|Japan Network Report by Ms. Wong Shionyee
Contributed in June, 2010
A very good afternoon to our Guest of Honour, Ms Lim Huay Chih, Director, School Planning and Placement Division, Ministry of Education, ladies and gentlemen, fellow students
I regret being unable to be here personally. I am very honoured to be the proud recipient of the Japanese Ambassador Cup. Firstly, I would like to thank my teachers, parents and friends who have supported me all these years and made this day possible.
I recall being addicted to the various Japanese animations that were aired on Kids Central, such as Pokémon and Card Captor Sakura. My dream was to become Sailormoon. As I grew up, I realized that my dream was only just a dream. But I still went ahead with learning Japanese at MOELC when it was offered to me in secondary school. MOELC not only gave me a chance to learn the Japanese language, but also many opportunities to learn about its culture
In secondary 2008, I participated in the exchange program under the Language Elective Program. There, I was most fascinated by the study of the Chinese classics in Japanese. They analysed the piece by rearranging the Chinese text so that it could be read in Japanese. It was an eye opener for me. Also, in Home Economics, we learnt how to cook Teriyaki fish, and rice (in a pot, not a rice cooker). Learning about Japanese food culture was fun and enriching at the same time. On the way to school with my host, I had experienced for the first time the rush hour train in Japan. I had not expected the way to school to be any different from Singapore, but I was wrong. Who knew I would be pushed into a train by the train staff just like I had seen in the news on television? The train was so packed there was not even space for shifting around, let alone fall. It felt horrible in the train then, but now I can look back at it with a laugh.
Truthfully speaking, I wouldn’t call myself a model student. Although I don’t really remember, my friend recently reminded me that I had really mediocre grades and had made little improvement in my first two years. Until I took interest in Japanese dramas in Secondary 3, and afterwards became a fan of a J-pop group, Arashi. That was when my grades took a great leap upwards.

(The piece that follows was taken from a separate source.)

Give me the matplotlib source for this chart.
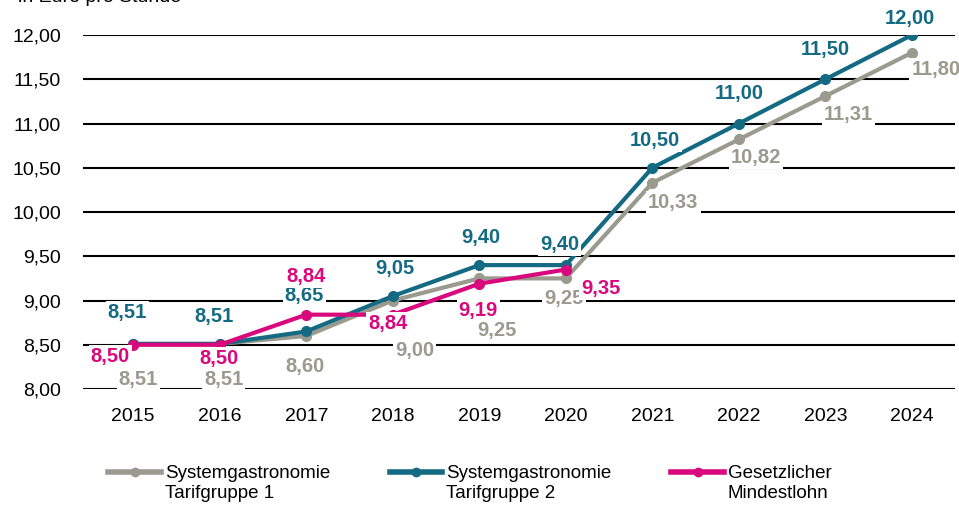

Now, I will let you in on my little secret to scoring well in the listening examinations. Watch Japanese TV shows for an hour a day while procrastinating your homework— I mean, after you’ve finished your homework. Try your best to watch it without subtitles, or with Japanese subtitles. In my case, it was heaps of Japanese dramas and Arashi’s variety shows. I listened carefully and looked up the meaning of phrases I didn’t understand. Of course, being interested helps. The people in TV shows speak faster than the recordings in MOELC, and they also don’t enunciate their words too clearly. That’s why if you get used to listening to them, you’ll ace your listening exams. That’s all.